• _Set task_
Write out the full listing exactly as given, minus the images.

• _Supplied information_

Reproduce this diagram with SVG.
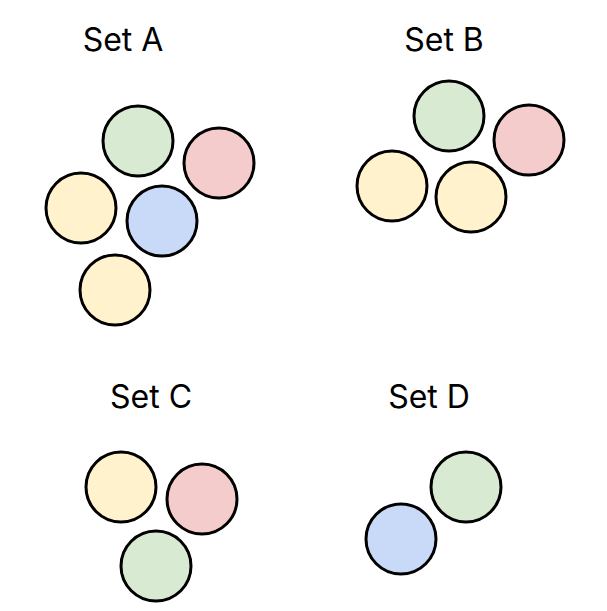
<svg xmlns="http://www.w3.org/2000/svg" width="607" height="611" viewBox="0 0 607 611">
<style>
circle{stroke:#000;stroke-width:3}
.g{fill:#d9ead3}.r{fill:#f4cccc}.y{fill:#fff2cc}.b{fill:#c9daf8}
text{font-family:Inter,"Open Sans",sans-serif;font-size:32px;text-anchor:middle;fill:#000}
</style>
<rect width="607" height="611" fill="#fff"/>
<g id="setA">
<text x="123" y="51">Set A</text>
<circle class="g" cx="138" cy="141" r="35"/>
<circle class="r" cx="219" cy="163" r="35"/>
<circle class="y" cx="81" cy="208" r="35"/>
<circle class="b" cx="162" cy="221" r="35"/>
<circle class="y" cx="115" cy="290" r="35"/>
</g>
<g id="setB">
<text x="444" y="51">Set B</text>
<circle class="g" cx="449" cy="116" r="35"/>
<circle class="r" cx="529" cy="140" r="35"/>
<circle class="y" cx="392" cy="186" r="35"/>
<circle class="y" cx="471" cy="197" r="35"/>
</g>
<g id="setC">
<text x="151" y="408">Set C</text>
<circle class="y" cx="121" cy="487" r="35"/>
<circle class="r" cx="202" cy="499" r="35"/>
<circle class="g" cx="156" cy="566" r="35"/>
</g>
<g id="setD">
<text x="429" y="408">Set D</text>
<circle class="g" cx="466" cy="487" r="35"/>
<circle class="b" cx="401" cy="539" r="35"/>
</g>
<g id="connectors"/>
</svg>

• _The reply_
Reproduce this diagram with SVG.
<svg xmlns="http://www.w3.org/2000/svg" width="607" height="611" viewBox="0 0 607 611">
<style>
circle{stroke:#000;stroke-width:3}
.g{fill:#d9ead3}.r{fill:#f4cccc}.y{fill:#fff2cc}.b{fill:#c9daf8}
text{font-family:Inter,"Open Sans",sans-serif;font-size:32px;text-anchor:middle;fill:#000}
</style>
<rect width="607" height="611" fill="#fff"/>
<g id="setA">
<text x="123" y="51">Set A</text>
<circle class="g" cx="138" cy="141" r="35"/>
<circle class="r" cx="219" cy="163" r="35"/>
<circle class="y" cx="81" cy="208" r="35"/>
<circle class="b" cx="162" cy="221" r="35"/>
<circle class="y" cx="115" cy="290" r="35"/>
</g>
<g id="setB">
<text x="444" y="51">Set B</text>
<circle class="g" cx="449" cy="116" r="35"/>
<circle class="r" cx="529" cy="140" r="35"/>
<circle class="y" cx="392" cy="186" r="35"/>
<circle class="y" cx="471" cy="197" r="35"/>
</g>
<g id="setC">
<text x="151" y="408">Set C</text>
<circle class="y" cx="121" cy="487" r="35"/>
<circle class="r" cx="202" cy="499" r="35"/>
<circle class="g" cx="156" cy="566" r="35"/>
</g>
<g id="setD">
<text x="429" y="408">Set D</text>
<circle class="g" cx="466" cy="487" r="35"/>
<circle class="b" cx="401" cy="539" r="35"/>
</g>
<g id="connectors"/>
</svg>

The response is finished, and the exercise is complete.